Aim: A single run of lines is to be printed exactly: starting at the line with "Recreate this image as a Python" and ending at the line with "plt.rcParams['font.family'] = ['Liberation", both included. Leave the pictures out.

Available records:
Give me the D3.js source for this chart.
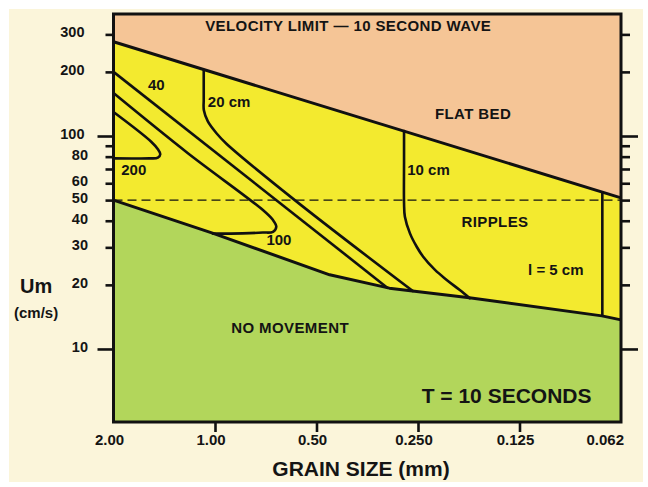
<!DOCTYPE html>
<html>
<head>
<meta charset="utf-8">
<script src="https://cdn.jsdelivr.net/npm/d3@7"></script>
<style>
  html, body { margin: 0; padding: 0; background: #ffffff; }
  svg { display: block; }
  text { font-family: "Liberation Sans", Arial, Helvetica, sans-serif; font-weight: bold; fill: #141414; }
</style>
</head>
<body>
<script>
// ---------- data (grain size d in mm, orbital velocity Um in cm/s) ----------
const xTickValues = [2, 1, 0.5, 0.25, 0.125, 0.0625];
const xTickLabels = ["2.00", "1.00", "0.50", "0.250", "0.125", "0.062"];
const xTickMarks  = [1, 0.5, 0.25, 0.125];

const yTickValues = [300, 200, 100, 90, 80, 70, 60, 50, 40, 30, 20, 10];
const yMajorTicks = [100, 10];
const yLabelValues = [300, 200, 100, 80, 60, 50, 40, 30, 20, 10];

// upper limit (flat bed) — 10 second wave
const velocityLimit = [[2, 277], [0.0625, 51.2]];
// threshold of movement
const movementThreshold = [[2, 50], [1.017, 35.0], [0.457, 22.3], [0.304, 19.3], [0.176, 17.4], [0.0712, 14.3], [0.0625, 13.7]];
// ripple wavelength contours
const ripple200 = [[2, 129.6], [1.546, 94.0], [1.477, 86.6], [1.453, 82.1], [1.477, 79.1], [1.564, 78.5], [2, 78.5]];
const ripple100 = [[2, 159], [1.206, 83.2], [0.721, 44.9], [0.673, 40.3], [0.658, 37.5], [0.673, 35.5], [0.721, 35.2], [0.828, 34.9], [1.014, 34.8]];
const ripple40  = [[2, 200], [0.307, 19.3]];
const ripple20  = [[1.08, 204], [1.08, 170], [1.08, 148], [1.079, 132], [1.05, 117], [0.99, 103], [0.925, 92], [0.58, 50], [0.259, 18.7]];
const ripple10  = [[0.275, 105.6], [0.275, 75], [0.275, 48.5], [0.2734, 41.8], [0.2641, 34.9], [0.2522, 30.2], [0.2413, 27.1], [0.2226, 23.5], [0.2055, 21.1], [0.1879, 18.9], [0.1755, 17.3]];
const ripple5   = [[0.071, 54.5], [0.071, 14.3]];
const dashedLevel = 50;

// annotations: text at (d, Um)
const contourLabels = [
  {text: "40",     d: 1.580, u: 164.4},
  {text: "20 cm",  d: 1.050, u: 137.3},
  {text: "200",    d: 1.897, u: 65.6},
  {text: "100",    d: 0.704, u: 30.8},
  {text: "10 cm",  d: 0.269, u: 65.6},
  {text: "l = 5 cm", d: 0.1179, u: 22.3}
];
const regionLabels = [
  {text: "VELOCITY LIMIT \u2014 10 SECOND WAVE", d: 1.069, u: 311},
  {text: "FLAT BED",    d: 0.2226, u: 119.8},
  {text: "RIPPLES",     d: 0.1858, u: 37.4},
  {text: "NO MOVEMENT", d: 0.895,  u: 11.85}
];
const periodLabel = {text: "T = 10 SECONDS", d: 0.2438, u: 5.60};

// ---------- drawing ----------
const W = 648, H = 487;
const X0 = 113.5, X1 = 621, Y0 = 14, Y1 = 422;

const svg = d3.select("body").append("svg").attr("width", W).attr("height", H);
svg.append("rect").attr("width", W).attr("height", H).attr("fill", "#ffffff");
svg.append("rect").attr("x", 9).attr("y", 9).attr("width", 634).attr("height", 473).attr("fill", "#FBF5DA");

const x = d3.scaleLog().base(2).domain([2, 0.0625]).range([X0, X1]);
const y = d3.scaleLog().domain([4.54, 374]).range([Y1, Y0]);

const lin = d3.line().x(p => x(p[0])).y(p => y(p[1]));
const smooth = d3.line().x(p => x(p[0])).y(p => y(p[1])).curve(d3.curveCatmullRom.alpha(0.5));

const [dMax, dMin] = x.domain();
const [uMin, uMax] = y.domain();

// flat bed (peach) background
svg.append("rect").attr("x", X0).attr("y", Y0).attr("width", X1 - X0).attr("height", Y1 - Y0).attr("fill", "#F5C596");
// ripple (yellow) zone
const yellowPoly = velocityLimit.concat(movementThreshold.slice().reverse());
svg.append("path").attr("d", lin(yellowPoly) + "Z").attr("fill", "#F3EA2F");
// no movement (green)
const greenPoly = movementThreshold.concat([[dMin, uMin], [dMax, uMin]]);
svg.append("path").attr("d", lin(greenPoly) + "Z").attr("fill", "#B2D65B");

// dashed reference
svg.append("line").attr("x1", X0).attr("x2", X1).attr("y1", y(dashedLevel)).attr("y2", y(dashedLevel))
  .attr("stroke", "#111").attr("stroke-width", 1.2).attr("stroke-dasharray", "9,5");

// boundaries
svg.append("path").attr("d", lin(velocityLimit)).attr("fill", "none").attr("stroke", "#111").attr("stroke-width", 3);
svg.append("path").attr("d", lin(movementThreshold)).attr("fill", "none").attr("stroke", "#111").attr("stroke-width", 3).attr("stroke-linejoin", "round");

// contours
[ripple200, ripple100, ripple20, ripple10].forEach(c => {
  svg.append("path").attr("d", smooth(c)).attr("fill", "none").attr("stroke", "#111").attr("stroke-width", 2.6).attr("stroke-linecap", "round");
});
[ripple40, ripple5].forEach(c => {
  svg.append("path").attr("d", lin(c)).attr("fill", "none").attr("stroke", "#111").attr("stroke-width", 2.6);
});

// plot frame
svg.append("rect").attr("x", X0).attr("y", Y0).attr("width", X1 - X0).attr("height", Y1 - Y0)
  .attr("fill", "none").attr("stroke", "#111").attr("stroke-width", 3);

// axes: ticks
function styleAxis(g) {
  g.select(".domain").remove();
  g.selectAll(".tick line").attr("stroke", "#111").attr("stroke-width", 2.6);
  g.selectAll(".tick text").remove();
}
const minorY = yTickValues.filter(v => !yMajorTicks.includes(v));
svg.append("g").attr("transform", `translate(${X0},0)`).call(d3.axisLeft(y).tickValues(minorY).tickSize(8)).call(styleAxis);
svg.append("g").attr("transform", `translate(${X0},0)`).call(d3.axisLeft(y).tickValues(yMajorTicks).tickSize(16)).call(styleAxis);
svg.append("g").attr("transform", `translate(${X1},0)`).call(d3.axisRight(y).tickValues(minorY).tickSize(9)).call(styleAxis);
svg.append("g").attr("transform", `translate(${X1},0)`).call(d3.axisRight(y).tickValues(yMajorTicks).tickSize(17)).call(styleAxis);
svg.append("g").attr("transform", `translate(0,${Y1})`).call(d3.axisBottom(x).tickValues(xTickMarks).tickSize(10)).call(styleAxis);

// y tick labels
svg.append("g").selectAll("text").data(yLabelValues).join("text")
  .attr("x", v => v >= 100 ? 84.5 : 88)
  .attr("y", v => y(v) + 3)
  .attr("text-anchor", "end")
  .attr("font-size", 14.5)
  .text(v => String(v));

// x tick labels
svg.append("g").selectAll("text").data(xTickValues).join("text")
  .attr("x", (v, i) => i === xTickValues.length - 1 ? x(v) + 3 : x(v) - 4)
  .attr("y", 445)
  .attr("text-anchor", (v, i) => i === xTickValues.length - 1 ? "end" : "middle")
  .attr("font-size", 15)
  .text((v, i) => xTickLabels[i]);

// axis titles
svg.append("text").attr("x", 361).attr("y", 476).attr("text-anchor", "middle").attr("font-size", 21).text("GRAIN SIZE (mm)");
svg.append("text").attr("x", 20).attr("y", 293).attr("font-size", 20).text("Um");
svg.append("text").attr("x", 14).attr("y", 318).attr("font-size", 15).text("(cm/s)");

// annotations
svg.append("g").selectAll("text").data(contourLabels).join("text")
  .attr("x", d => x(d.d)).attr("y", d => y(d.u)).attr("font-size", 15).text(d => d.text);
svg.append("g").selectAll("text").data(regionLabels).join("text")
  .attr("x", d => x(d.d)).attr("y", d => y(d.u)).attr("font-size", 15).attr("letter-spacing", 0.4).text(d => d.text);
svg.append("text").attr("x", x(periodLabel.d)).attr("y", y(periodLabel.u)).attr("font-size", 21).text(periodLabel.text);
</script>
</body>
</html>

* * *

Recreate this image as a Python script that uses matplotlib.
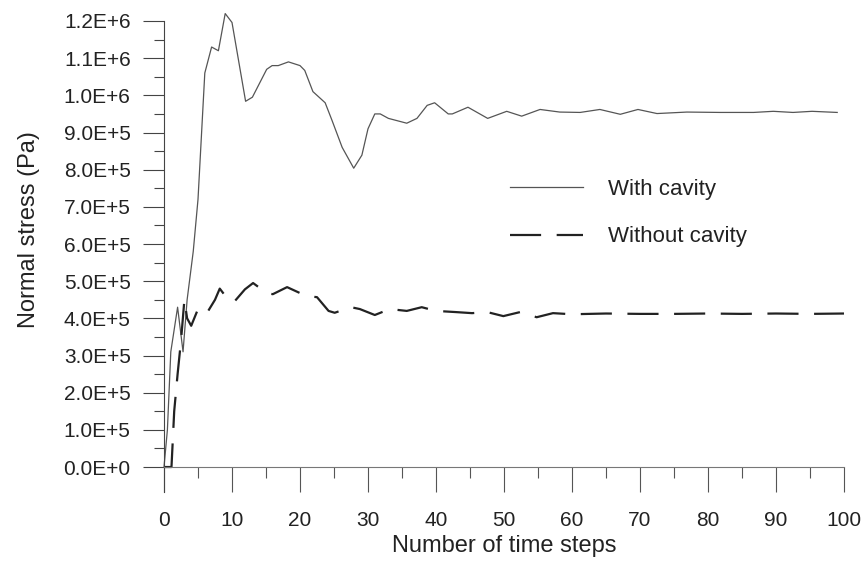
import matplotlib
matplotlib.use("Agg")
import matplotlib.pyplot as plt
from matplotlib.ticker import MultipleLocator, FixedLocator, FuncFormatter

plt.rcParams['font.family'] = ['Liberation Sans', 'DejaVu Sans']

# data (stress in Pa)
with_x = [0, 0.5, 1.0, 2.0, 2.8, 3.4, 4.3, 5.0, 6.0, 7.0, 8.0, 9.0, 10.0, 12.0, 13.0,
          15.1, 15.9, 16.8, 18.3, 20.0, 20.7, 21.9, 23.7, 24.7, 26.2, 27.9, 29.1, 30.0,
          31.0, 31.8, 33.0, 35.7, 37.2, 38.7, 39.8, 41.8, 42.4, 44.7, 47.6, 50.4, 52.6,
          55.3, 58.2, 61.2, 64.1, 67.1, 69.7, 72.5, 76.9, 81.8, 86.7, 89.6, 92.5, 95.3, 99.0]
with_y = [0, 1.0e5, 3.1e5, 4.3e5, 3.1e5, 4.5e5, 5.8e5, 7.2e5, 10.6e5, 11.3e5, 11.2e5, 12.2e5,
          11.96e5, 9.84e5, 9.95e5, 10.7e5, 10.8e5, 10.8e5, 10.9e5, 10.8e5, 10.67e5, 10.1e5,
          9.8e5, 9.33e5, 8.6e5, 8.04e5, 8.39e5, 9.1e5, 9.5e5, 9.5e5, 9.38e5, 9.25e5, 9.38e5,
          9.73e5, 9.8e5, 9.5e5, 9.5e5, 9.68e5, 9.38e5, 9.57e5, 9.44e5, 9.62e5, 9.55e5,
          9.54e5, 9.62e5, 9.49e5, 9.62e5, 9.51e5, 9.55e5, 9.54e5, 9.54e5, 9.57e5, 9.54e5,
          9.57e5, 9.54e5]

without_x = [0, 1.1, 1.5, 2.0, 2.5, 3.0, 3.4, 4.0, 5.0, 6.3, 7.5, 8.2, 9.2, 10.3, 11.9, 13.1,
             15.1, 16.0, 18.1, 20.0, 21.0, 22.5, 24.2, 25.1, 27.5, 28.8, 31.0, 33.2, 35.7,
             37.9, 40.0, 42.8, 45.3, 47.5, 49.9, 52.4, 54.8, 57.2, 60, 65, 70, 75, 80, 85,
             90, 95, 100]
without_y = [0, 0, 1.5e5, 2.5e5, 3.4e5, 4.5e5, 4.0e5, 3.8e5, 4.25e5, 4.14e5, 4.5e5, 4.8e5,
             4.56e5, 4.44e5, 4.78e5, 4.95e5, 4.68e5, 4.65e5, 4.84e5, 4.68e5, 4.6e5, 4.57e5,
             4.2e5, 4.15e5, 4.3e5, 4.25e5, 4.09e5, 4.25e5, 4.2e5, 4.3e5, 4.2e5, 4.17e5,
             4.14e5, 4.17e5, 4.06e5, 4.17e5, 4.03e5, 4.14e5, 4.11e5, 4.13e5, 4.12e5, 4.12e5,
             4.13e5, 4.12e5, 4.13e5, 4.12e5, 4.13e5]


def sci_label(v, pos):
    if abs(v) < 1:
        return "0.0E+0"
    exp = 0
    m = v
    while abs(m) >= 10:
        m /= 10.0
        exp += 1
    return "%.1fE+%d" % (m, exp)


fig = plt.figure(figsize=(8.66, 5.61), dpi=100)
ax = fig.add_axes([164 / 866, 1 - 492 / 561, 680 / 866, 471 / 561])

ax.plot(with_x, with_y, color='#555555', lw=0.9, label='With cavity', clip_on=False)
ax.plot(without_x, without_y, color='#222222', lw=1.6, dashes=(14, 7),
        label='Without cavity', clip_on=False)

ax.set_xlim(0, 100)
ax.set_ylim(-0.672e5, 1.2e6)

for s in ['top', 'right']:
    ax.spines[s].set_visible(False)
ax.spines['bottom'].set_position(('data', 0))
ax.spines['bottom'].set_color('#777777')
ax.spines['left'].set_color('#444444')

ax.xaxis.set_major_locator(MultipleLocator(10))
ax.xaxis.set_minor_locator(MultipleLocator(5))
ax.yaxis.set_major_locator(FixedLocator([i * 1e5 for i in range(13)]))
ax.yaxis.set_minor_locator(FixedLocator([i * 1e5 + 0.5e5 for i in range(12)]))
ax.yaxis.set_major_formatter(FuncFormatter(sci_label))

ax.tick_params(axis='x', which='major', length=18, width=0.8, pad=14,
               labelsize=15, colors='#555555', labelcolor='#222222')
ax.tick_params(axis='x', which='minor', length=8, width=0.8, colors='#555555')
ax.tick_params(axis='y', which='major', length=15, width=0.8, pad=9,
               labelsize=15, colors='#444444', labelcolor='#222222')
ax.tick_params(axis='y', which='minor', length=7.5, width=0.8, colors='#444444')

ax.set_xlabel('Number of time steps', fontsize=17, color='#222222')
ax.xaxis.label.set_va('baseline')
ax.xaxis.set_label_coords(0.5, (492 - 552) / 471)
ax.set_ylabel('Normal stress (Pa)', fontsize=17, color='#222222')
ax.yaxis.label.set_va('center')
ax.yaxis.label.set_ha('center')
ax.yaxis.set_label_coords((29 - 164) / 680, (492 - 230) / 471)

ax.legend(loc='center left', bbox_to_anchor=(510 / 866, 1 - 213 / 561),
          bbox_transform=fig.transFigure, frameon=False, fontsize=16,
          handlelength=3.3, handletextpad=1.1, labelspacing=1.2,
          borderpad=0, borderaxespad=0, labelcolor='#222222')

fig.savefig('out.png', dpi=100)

...

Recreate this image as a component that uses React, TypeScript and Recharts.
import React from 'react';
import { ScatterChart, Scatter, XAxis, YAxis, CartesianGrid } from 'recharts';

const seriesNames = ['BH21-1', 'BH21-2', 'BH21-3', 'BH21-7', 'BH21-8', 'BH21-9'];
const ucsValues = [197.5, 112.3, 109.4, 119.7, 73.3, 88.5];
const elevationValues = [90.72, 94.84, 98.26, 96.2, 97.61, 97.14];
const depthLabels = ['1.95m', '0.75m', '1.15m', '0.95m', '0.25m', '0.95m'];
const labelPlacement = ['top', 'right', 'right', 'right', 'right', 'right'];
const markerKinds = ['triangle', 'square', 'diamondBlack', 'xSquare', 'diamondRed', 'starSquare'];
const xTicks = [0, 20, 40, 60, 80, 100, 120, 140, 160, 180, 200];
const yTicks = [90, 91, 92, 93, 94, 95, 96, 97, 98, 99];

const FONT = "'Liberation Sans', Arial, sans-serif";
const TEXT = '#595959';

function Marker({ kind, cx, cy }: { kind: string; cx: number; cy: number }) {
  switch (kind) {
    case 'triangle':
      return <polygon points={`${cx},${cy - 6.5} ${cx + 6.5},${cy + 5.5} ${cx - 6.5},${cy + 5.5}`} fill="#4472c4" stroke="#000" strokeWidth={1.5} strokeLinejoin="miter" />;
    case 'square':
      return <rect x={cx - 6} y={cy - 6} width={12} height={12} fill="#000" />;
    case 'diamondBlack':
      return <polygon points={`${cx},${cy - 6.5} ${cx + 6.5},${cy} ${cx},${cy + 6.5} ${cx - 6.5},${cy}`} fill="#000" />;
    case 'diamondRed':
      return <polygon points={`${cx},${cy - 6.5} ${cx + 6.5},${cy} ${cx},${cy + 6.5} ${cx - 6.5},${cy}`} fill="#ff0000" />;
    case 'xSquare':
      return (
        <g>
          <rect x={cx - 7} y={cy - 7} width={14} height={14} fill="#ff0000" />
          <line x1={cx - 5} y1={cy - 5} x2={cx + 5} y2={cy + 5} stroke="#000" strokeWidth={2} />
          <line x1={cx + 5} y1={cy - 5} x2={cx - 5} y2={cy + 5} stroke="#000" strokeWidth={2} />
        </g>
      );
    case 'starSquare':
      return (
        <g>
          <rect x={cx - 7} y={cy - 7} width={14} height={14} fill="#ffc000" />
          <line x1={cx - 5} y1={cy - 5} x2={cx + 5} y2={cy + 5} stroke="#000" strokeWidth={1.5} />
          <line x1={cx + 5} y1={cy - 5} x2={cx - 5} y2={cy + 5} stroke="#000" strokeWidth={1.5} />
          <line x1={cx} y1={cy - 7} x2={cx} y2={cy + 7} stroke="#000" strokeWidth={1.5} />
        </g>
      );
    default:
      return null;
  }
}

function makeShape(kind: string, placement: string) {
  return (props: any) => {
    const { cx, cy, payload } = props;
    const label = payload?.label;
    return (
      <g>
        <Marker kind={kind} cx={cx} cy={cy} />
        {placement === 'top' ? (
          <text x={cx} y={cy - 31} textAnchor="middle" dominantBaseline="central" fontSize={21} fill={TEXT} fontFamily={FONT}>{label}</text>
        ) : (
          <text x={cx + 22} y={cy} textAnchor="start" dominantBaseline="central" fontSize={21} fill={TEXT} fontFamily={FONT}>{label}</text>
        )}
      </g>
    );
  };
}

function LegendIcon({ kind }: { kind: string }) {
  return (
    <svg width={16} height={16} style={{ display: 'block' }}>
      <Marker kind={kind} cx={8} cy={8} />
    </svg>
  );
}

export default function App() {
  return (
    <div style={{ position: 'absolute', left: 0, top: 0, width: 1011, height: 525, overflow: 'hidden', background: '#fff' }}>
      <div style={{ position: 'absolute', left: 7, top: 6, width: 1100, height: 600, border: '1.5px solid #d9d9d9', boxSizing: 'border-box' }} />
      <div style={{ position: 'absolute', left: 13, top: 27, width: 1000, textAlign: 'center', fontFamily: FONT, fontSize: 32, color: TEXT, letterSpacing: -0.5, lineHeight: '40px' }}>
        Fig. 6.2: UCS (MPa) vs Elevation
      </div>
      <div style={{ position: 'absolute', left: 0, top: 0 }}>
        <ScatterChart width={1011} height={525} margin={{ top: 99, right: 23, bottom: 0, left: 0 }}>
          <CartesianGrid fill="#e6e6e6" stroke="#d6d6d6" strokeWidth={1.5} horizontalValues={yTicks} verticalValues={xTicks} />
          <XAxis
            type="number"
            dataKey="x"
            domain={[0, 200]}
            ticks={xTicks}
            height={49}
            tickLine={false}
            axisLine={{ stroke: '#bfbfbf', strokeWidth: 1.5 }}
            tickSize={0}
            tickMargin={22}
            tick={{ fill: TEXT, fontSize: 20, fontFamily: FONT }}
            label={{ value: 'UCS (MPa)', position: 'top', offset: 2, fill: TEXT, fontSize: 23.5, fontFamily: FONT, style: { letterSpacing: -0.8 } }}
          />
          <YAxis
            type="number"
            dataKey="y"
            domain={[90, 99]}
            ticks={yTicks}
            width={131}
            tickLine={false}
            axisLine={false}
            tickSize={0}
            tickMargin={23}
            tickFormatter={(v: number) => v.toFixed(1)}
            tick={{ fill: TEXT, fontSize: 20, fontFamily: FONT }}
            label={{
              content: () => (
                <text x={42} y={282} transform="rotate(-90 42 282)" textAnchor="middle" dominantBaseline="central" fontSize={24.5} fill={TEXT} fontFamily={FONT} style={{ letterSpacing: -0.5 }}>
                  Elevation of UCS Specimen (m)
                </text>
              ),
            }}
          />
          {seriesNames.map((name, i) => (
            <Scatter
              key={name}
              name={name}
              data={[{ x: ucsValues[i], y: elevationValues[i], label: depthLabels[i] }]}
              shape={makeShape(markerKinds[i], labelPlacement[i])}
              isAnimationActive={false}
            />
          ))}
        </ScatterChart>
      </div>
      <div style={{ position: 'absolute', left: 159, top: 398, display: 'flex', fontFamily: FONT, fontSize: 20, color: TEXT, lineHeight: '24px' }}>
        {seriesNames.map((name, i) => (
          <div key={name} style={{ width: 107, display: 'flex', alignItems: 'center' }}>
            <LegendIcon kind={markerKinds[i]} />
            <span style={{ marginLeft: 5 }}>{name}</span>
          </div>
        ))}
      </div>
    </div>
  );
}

Answer to this exercise:
Recreate this image as a Python script that uses matplotlib.
import matplotlib
matplotlib.use("Agg")
import matplotlib.pyplot as plt
from matplotlib.ticker import MultipleLocator, FixedLocator, FuncFormatter

plt.rcParams['font.family'] = ['Liberation Sans', 'DejaVu Sans']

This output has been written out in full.